What really is sin? - donarchs

======
kellros
An easier explanation is:

Sin is destructive behavior that brings intentional harm to yourself, others,
society and those representing others or God.

1 John 3 4 Everyone who sins breaks the law; in fact, sin is lawlessness. 5
But you know that he appeared so that he might take away our sins. And in him
is no sin. 6 No one who lives in him keeps on sinning. No one who continues to
sin has either seen him or known him.

Mark 12 28 One of the teachers of the law came and heard them debating.
Noticing that Jesus had given them a good answer, he asked him, “Of all the
commandments, which is the most important?”

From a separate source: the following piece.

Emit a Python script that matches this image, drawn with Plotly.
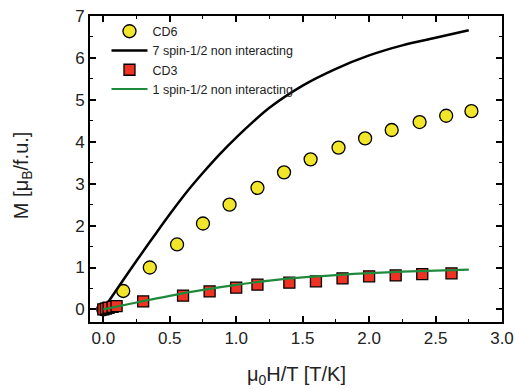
import plotly.graph_objects as go

# CD6 data
cd6_x = [0.0, 0.15, 0.35, 0.555, 0.75, 0.95, 1.16, 1.36, 1.56, 1.77, 1.97, 2.17, 2.38, 2.58, 2.77]
cd6_y = [0.0, 0.44, 1.0, 1.55, 2.05, 2.5, 2.9, 3.27, 3.58, 3.86, 4.08, 4.28, 4.47, 4.62, 4.73]

l7_x = [0.0, 0.1, 0.25, 0.375, 0.5, 0.625, 0.75, 0.875, 1.0, 1.25, 1.5, 1.75, 2.0, 2.25, 2.5, 2.75]
l7_y = [0.0, 0.47, 1.16, 1.72, 2.27, 2.79, 3.26, 3.7, 4.1, 4.81, 5.34, 5.74, 6.06, 6.3, 6.48, 6.66]

# CD3 data
cd3_x = [0.0, 0.02, 0.04, 0.07, 0.1, 0.3, 0.6, 0.8, 1.0, 1.16, 1.4, 1.6, 1.8, 2.0, 2.2, 2.4, 2.62]
cd3_y = [0.0, 0.02, 0.04, 0.06, 0.08, 0.19, 0.33, 0.43, 0.52, 0.59, 0.64, 0.67, 0.74, 0.79, 0.81, 0.84, 0.86]

l1_x = [0.0, 0.25, 0.5, 0.75, 1.0, 1.25, 1.5, 1.75, 2.0, 2.25, 2.5, 2.75]
l1_y = [0.0, 0.166, 0.324, 0.466, 0.586, 0.686, 0.763, 0.82, 0.866, 0.9, 0.926, 0.951]

FONT = "Liberation Sans, Arial"

fig = go.Figure()
fig.add_trace(go.Scatter(x=cd6_x, y=cd6_y, mode="markers", name="CD6",
                         marker=dict(symbol="circle", size=13, color="#f2e62a",
                                     line=dict(color="black", width=1.3))))
fig.add_trace(go.Scatter(x=l7_x, y=l7_y, mode="lines", name="7 spin-1/2 non interacting",
                         line=dict(color="black", width=2.5, shape="spline")))
fig.add_trace(go.Scatter(x=cd3_x, y=cd3_y, mode="markers", name="CD3",
                         marker=dict(symbol="square", size=11, color="#ee3224",
                                     line=dict(color="black", width=1.3))))
fig.add_trace(go.Scatter(x=l1_x, y=l1_y, mode="lines", name="1 spin-1/2 non interacting",
                         line=dict(color="#1f8a3c", width=2.2, shape="spline")))

axis_common = dict(showline=True, linecolor="black", linewidth=2, mirror="ticks",
                   ticks="inside", ticklen=6, tickwidth=1.5, tickcolor="black",
                   showgrid=False, zeroline=False, automargin=False,
                   tickfont=dict(family=FONT, size=17, color="#222"))

fig.update_xaxes(range=[-0.1, 3.0], tick0=0, dtick=0.5, tickformat=".1f",
                 minor=dict(ticks="inside", ticklen=3, tickwidth=1.2, tickcolor="black", dtick=0.25),
                 **axis_common)
fig.update_yaxes(range=[-0.3, 7.0], tick0=0, dtick=1,
                 minor=dict(ticks="inside", ticklen=3, tickwidth=1.2, tickcolor="black", dtick=0.5),
                 **axis_common)

fig.add_annotation(text="μ<sub>0</sub>H/T [T/K]", xref="paper", yref="paper",
                   x=0.5, y=-0.175, xanchor="center", yanchor="middle", showarrow=False,
                   font=dict(family=FONT, size=20, color="#222"))
fig.add_annotation(text="M [μ<sub>B</sub>/f.u.]", xref="paper", yref="paper",
                   x=-0.165, y=0.48, xanchor="center", yanchor="middle", showarrow=False,
                   textangle=-90, font=dict(family=FONT, size=20, color="#222"))

fig.update_layout(width=515, height=389,
                  margin=dict(l=90, r=13, t=16, b=67),
                  paper_bgcolor="white", plot_bgcolor="white",
                  legend=dict(x=0.04, y=0.998, xanchor="left", yanchor="top",
                              bgcolor="rgba(0,0,0,0)", itemwidth=36, tracegroupgap=0,
                              font=dict(family=FONT, size=12.5, color="#222")),
                  showlegend=True)

fig.write_html("out.html")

29 “The most important one,” answered Jesus, “is this: ‘Hear, O Israel: The
Lord our God, the Lord is one.[e] 30 Love the Lord your God with all your
heart and with all your soul and with all your mind and with all your
strength.’[f] 31 The second is this: ‘Love your neighbor as yourself.’[g]
There is no commandment greater than these.”

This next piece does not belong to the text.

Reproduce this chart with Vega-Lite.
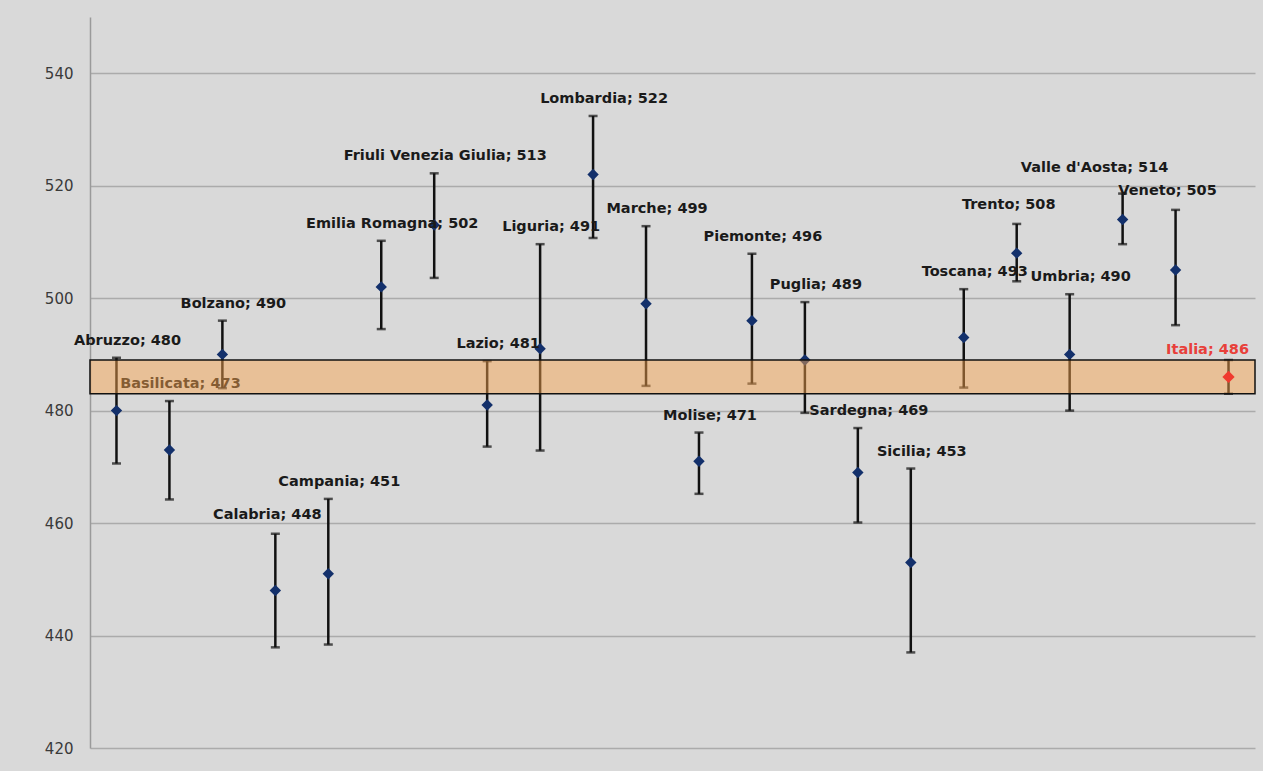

The sum of the law is love - of God, yourself and your neighbours.

If sin is lawlessness, then sin is the opposite of that - hate towards God,
yourself and others.

------
donarchs
It is said that one cannot sin, and if one sins he is of the devil and he
never saw Jesus nor even saw Him;from 1 John. Then iam confused and really
want to know what sin is.

------
badabadam
the intended meaning of "sin" in its original language can be interpreted as
"missing the mark". What is that "mark"? According to the Bible, the mark is
the Truth, God's Word, or to simply put, living according to the Word of God,
or living the life that Jesus commanded us to live.

Therefore, all acts of "sin" as postulated by the society (e.g. immoral
behaviour, adultery, murder etc), according to the Word of God are merely the
symptoms of sin.

Therefore, real sin or the root sin is the very fact that we are not living
according to God's ways, but "missing the mark" and going on our own ways.